Photo/Illutration Tomisaku Kawasaki, chief director of the nonprofit organization Japan Kawasaki Disease Research Center (Asahi Shimbun file photo)

Pediatrician Tomisaku Kawasaki, famed for discovering the inflammatory syndrome of an unknown cause in young children later named after him, died June 5 of old age in a Tokyo hospital. He was 95.

Kawasaki disease returned to the spotlight in 2020 in connection with the novel coronavirus after a number of Western countries reported that children infected with COVID-19 had developed symptoms similar to it.

Kawasaki was born in 1925 in Tokyo’s Asakusa district. In 1961, he encountered a disease in which children were running a high fever for an extended period and their eyes and lips turned red. When the fever waned, the skin of patient's fingertips would peel off.

In 1967, Kawasaki published a paper on the symptoms of 50 patients with the illness in the medical journal Arerugi.

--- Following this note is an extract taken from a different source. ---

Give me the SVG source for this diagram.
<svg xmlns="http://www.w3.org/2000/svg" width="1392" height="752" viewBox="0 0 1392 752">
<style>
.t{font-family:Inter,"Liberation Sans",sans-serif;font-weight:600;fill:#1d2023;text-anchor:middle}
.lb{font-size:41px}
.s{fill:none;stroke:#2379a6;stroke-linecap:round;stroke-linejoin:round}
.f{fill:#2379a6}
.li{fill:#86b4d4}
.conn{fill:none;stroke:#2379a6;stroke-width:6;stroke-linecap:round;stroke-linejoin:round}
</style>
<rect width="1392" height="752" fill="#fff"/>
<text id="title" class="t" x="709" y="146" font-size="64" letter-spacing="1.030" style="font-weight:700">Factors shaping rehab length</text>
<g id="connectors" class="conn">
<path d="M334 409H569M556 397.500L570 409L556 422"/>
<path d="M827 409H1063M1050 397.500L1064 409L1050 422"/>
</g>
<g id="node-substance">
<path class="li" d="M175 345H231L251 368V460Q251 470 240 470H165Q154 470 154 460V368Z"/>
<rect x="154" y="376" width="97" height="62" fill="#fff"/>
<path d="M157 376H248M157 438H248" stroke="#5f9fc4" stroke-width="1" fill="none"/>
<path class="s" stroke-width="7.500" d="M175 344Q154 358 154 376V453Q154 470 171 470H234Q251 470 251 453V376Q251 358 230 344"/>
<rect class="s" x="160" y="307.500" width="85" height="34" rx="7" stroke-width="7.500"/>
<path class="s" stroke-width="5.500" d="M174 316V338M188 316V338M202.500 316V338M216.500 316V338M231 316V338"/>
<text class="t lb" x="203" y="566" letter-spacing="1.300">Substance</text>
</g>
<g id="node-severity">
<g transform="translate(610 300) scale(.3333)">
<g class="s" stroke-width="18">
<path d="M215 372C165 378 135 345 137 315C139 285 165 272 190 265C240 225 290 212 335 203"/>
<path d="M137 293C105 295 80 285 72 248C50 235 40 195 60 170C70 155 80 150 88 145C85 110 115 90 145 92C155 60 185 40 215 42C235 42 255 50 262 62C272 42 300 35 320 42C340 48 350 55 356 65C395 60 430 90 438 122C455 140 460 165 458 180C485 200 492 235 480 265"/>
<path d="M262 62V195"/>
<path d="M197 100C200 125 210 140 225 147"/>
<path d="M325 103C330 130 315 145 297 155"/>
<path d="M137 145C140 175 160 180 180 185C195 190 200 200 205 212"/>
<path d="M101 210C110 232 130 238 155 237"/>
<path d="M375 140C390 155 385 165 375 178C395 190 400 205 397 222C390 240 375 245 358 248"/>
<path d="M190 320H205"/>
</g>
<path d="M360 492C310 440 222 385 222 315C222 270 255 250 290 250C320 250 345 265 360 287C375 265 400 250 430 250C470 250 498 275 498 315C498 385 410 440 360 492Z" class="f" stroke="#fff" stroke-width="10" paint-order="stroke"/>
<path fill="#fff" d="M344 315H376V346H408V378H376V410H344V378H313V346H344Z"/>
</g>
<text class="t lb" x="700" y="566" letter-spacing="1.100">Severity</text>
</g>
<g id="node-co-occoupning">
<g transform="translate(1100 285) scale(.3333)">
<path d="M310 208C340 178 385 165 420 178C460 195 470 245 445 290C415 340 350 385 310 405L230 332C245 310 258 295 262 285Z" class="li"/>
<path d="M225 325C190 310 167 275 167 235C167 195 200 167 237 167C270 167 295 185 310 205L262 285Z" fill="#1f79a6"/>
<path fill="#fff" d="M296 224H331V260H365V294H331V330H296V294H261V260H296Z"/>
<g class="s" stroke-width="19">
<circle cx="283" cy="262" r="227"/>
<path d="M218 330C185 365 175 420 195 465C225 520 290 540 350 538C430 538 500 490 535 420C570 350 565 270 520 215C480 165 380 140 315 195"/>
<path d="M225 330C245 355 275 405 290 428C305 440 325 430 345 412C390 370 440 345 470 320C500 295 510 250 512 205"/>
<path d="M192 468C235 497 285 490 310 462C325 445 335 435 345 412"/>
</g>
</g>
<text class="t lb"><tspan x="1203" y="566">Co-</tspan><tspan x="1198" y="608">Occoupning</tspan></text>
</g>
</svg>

The disease was named “Acute febrile muco-cutaneous lymph node syndrome (MCLS) in young children,” but is commonly called “Kawasaki disease” around the globe.

Some 15,000 people develop the disease every year in Japan, the cause of which remains unknown. Patients with severe symptoms may experience myocardial infarction and suffer permanent damage to their hearts. 

In the 1970s, Kawasaki headed a health ministry research team to investigate the cause of the disease and develop a treatment for it.

In his later years, he served as chief director of the nonprofit organization Japan Kawasaki Disease Research Center and provided telephone consultations for patients.

The pediatrician was awarded numerous prizes in medicine over his lengthy career, including the Asahi Prize in 1989, the Japan Academy Prize in 1991 and the first Japan Pediatric Society Prize in 2006.